Molecular Structure Corporation proudly announces the recipients of the first annual MSC Future Investigator Awards. These awards are designed to reward outstanding and promising researchers early in their careers. The inaugural MSC Future Investigators were selected on the basis of their scientific accomplishments in the field of structural biology, their publications, and the expectation that they will contribute to the field of macromolecular crystallography. Each received an unrestricted $2,500 cash award. The four winners are: M.J. Bennett (California Inst. of Technology), J.C. Boyington (LIG/NIAID, National Inst. of Health), P. Cramer (Stanford U. School of Medicine), and C. E. Stebbins (Yale School of Medicine).

[Melanie Bennett] Melanie Bennett.
The work of Melanie Bennett on the hereditary haemochromatosis protein HFE and its complex with transferrin receptor (TfR) may help in our understanding of this iron-overload disorder. Dr. Bennett is a former Fellow of the Damon Runyon-Walter Winchell Foundation.
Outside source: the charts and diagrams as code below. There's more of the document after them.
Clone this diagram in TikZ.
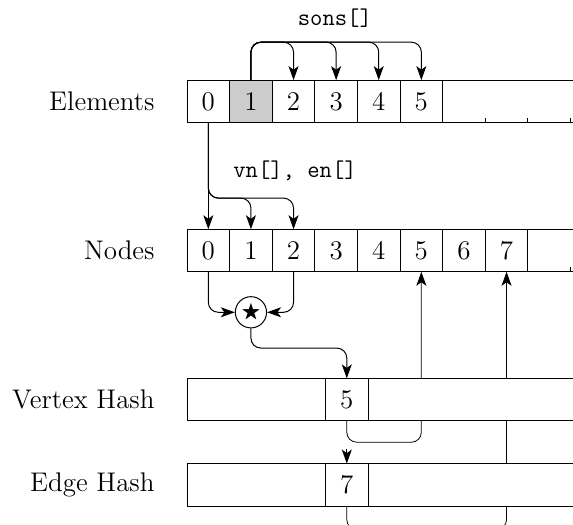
\documentclass[tikz,border=0pt]{standalone}
\usepackage{amssymb}
\usetikzlibrary{arrows.meta,backgrounds}
\tikzset{
  cell/.style={draw,minimum width=0.75cm,minimum height=0.75cm,inner sep=0pt,outer sep=0pt},
  link/.style={rounded corners=5pt,-{Stealth[length=7pt,width=5pt,inset=1.8pt]}},
  rowname/.style={anchor=east,inner sep=0pt},
  code/.style={font=\fontsize{12}{13}\selectfont\ttfamily}
}
\begin{document}
\begin{tikzpicture}[x=0.75cm,y=0.75cm,line width=0.5pt,font=\fontsize{13.5}{15}\selectfont]
\useasboundingbox (-4.39,-10.42) rectangle (9.06,1.88);
\clip (-4.39,-10.42) rectangle (9.06,1.88);

% element array, open to the right
\fill[black!20] (1,0) rectangle (2,-1);
\foreach \i in {0,...,5}
  \node[cell] (el\i) at (\i+0.5,-0.5) {\i};
\draw (el5.north east) -- ++(3.5,0) (el5.south east) -- ++(3.5,0);
\foreach \t in {7,8,9}
  \draw (\t,-1) -- ++(0,0.12);
\node[rowname] (elname) at (-0.75,-0.5) {Elements};

% node array
\foreach \i in {0,...,7}
  \node[cell] (nd\i) at (\i+0.5,-4) {\i};
\draw (nd7.north east) -- ++(1.5,0) (nd7.south east) -- ++(1.5,0);
\draw (9,-4.5) -- ++(0,0.12);
\node[rowname] (ndname) at (-0.75,-4) {Nodes};

% hash tables
\filldraw[fill=white] (0,-7) rectangle (3.25,-8) (4.25,-7) rectangle (9.5,-8);
\node[cell,fill=white] (vh5) at (3.75,-7.5) {5};
\node[rowname] (vhname) at (-0.75,-7.5) {Vertex Hash};
\filldraw[fill=white] (0,-9) rectangle (3.25,-10) (4.25,-9) rectangle (9.5,-10);
\node[cell,fill=white] (eh7) at (3.75,-9.5) {7};
\node[rowname] (ehname) at (-0.75,-9.5) {Edge Hash};

% sons[]
\coordinate (sonsbar) at (0,0.89);
\node[code] (sonslbl) at (3.47,1.46) {sons[]};
\foreach \j in {2,...,5}
  \draw[link] (el1.north) -- (el1.north |- sonsbar) -- (el\j.north |- sonsbar) -- (el\j.north);

% vn[], en[]
\coordinate (vnbar) at (0,-2.77);
\node[code,anchor=west] (vnlbl) at (0.92,-2.12) {vn[], en[]};
\draw[link] (el0.south) -- (nd0.north);
\foreach \j in {1,2}
  \draw[link] (el0.south) -- (el0.south |- vnbar) -- (nd\j.north |- vnbar) -- (nd\j.north);

% combine nodes 0 and 2
\node[draw,circle,minimum size=0.55cm,inner sep=0pt] (star) at (1.5,-5.45) {\fontsize{10}{11}\selectfont$\bigstar$};
\draw[link] (nd0.south) |- (star.west);
\draw[link] (nd2.south) |- (star.east);
\coordinate (starbar) at (0,-6.29);
\draw[link] (star.south) -- (star.south |- starbar) -- (vh5.north |- starbar) -- (vh5.north);

\coordinate (chain) at (3.75,-8.65);
\draw[link] (chain) -- (eh7.north);

% hash entries point back to the nodes
\begin{scope}[on background layer]
\coordinate (vhbar) at (0,-8.5);
\draw[link] (vh5.south) -- (vh5.south |- vhbar) -- (nd5.south |- vhbar) -- (nd5.south);
\coordinate (ehbar) at (0,-10.55);
\draw[link] (eh7.south) -- (eh7.south |- ehbar) -- (nd7.south |- ehbar) -- (nd7.south);
\end{scope}
\end{tikzpicture}
\end{document}
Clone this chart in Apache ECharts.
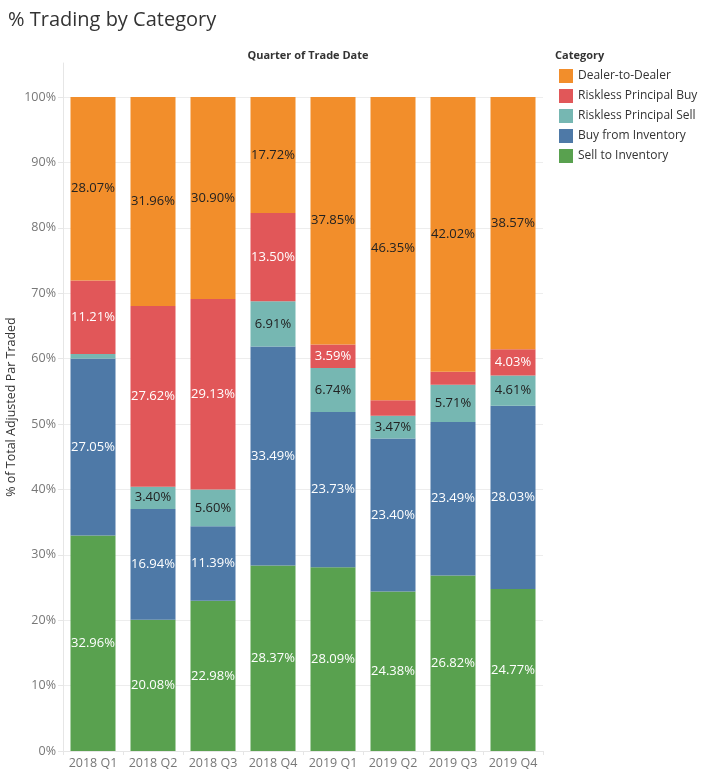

[J. Boyington] Jeffrey Boyington
Jeffrey Boyington has recently determined the structure of the complex of the immunoglobulin-like natural killer (NK) cell receptor KIR2DL2 with its ligand, the class I MHC protein HLA-Cw3. The cytolytic activity of NK cells is tightly regulated by both activating and inhibitory NK cell receptors. This particular receptor inhibits NK cell-mediated lysis upon recognition of certain class I MHC molecules on the surface of healthy host cells. The KIR/MHC interaction is strikingly different from the interaction observed between T-cell receptors and MHC molecules and reveals a mechanism of allotypic specificity.

Patrick Cramer along with colleagues solved the structure of yeast RNA Polymerase II, the central enzyme of gene expression that synthesizes all messenger RNA in eukaryotes.

C. Erec Stebbins has worked on the ternary complex of the tumor suppressor VHL bound to Elongin B and Elongin C; the complex of Hsp90 with its inhibitor, geldanamycin, an antitumor antibiotic; and the bacterial GreA transcript cleavage factor involved in regulating the processivity of RNA polymerase. Dr. Stebbins is a Fellow of the Damon Runyon-Walter Winchell Foundation. He now studies the structural basis for the modulation of signal transduction pathways by bacterial virulence factors that are translocated into host cells for the benefit of the pathogen.

Textbooks of the future will be updated with the knowledge gleaned from the fundamental research of our winners. It is gratifying to award these creative thinkers with the MSC Future Investigators award to show our appreciation.